- [Your task]
Return, word for word, the lines from the line holding "Emit a Python" through the line holding "import numpy as np". Include both end lines and no others.

- [Input records]
* * * * *

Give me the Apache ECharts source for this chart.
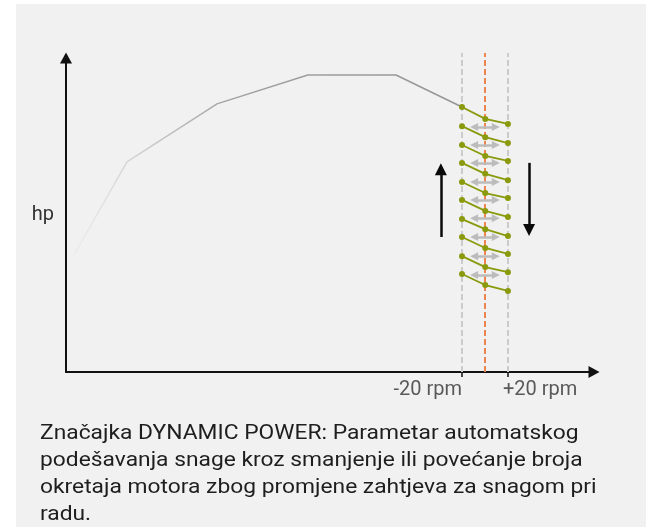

* * * * *

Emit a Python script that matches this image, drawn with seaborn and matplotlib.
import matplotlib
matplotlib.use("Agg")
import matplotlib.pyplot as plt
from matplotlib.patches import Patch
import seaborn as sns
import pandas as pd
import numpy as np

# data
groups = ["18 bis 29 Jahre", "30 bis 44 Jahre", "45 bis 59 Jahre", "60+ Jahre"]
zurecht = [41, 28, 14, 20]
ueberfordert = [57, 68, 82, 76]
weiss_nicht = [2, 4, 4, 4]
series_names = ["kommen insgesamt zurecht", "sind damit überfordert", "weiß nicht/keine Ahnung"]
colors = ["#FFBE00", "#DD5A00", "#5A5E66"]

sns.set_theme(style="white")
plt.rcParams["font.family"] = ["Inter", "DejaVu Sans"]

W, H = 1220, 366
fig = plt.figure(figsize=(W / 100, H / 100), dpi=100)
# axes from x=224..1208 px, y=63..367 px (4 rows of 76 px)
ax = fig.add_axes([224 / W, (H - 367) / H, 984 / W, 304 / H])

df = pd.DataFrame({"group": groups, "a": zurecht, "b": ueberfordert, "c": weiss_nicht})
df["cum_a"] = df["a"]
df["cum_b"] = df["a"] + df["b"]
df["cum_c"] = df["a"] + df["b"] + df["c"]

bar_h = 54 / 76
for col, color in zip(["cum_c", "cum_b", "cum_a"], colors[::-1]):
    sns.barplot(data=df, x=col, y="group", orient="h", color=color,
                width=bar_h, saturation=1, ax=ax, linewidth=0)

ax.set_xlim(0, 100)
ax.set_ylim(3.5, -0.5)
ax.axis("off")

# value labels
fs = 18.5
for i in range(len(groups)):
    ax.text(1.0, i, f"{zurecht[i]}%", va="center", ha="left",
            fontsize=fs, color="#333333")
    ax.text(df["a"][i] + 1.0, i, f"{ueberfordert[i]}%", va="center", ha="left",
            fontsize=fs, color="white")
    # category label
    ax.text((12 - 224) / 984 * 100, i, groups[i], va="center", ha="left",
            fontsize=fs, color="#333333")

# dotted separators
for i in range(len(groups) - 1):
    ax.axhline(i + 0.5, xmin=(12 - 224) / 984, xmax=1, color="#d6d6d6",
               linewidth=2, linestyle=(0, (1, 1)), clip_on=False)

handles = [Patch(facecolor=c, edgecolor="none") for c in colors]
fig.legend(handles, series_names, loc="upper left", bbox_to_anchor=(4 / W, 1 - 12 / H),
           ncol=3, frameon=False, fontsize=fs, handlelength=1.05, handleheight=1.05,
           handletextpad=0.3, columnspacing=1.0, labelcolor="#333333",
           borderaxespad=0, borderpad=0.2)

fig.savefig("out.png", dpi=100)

* * * * *

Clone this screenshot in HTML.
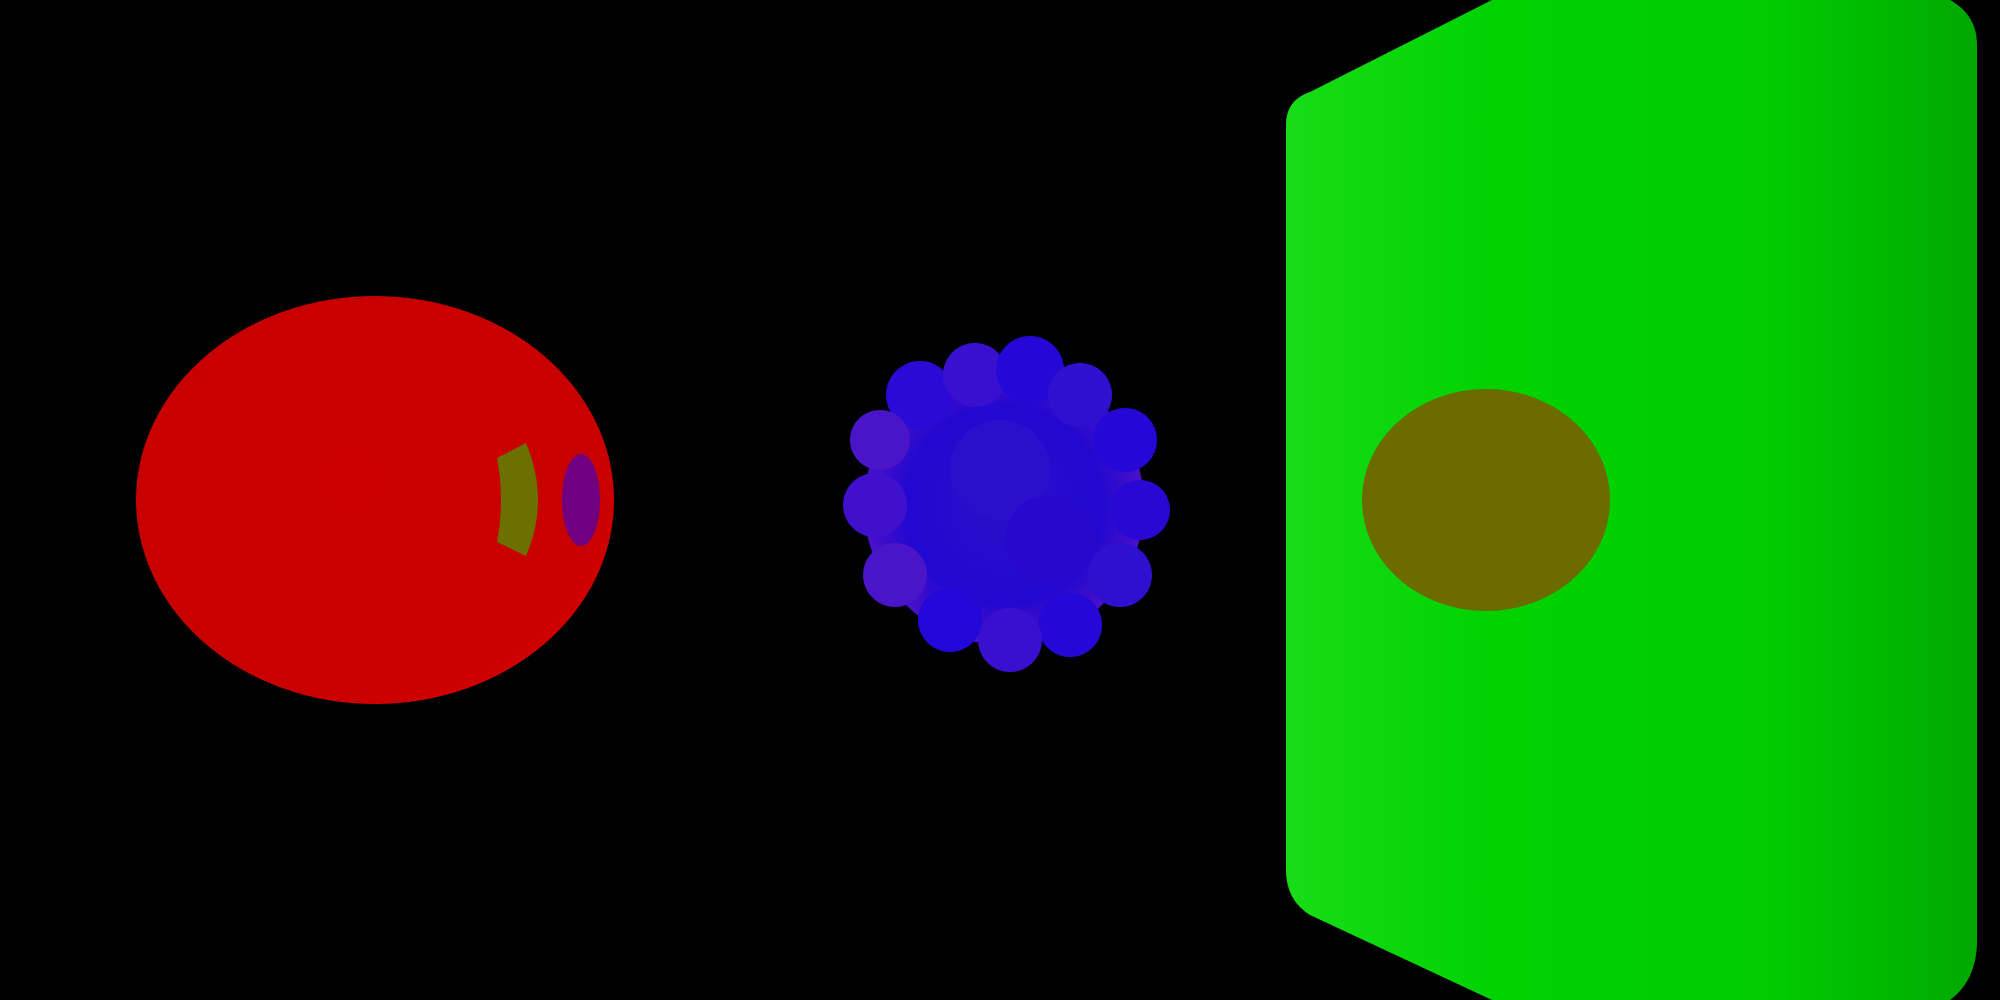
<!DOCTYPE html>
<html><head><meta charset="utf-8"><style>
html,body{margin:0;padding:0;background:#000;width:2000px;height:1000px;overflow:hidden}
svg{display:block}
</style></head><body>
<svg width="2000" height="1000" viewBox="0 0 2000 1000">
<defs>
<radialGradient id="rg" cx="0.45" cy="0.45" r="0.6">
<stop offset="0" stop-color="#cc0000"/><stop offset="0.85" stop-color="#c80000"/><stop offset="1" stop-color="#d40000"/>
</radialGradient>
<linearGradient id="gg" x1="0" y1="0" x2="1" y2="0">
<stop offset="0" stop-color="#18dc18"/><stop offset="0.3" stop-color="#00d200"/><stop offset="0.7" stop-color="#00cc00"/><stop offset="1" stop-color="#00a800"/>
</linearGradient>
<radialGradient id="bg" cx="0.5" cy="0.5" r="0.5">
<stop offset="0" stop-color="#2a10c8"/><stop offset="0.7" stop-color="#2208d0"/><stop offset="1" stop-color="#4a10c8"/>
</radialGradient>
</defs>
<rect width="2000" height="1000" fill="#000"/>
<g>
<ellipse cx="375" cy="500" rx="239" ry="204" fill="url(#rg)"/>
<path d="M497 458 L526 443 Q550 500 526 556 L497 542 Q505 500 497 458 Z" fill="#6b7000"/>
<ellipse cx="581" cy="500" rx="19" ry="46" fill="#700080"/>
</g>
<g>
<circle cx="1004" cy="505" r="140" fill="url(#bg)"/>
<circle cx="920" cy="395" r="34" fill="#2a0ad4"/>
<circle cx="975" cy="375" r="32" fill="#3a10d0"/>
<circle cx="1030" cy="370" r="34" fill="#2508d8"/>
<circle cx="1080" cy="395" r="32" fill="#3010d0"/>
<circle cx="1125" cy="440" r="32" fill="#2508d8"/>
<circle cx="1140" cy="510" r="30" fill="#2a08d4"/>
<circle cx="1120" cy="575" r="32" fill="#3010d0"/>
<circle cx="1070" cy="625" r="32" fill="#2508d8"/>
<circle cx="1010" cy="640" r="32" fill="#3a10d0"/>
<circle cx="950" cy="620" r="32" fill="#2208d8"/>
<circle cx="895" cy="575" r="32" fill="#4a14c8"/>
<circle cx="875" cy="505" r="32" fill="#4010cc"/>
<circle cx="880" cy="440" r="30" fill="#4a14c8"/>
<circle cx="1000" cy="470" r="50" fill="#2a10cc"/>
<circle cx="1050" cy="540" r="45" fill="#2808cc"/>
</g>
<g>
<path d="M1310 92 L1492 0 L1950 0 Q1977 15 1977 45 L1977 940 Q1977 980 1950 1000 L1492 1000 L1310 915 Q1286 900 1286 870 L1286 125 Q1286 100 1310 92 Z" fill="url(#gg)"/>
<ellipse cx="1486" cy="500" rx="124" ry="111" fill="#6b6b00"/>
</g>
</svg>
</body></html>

* * * * *

- [Worked answer]
Emit a Python script that matches this image, drawn with seaborn and matplotlib.
import matplotlib
matplotlib.use("Agg")
import matplotlib.pyplot as plt
from matplotlib.patches import Patch
import seaborn as sns
import pandas as pd
import numpy as np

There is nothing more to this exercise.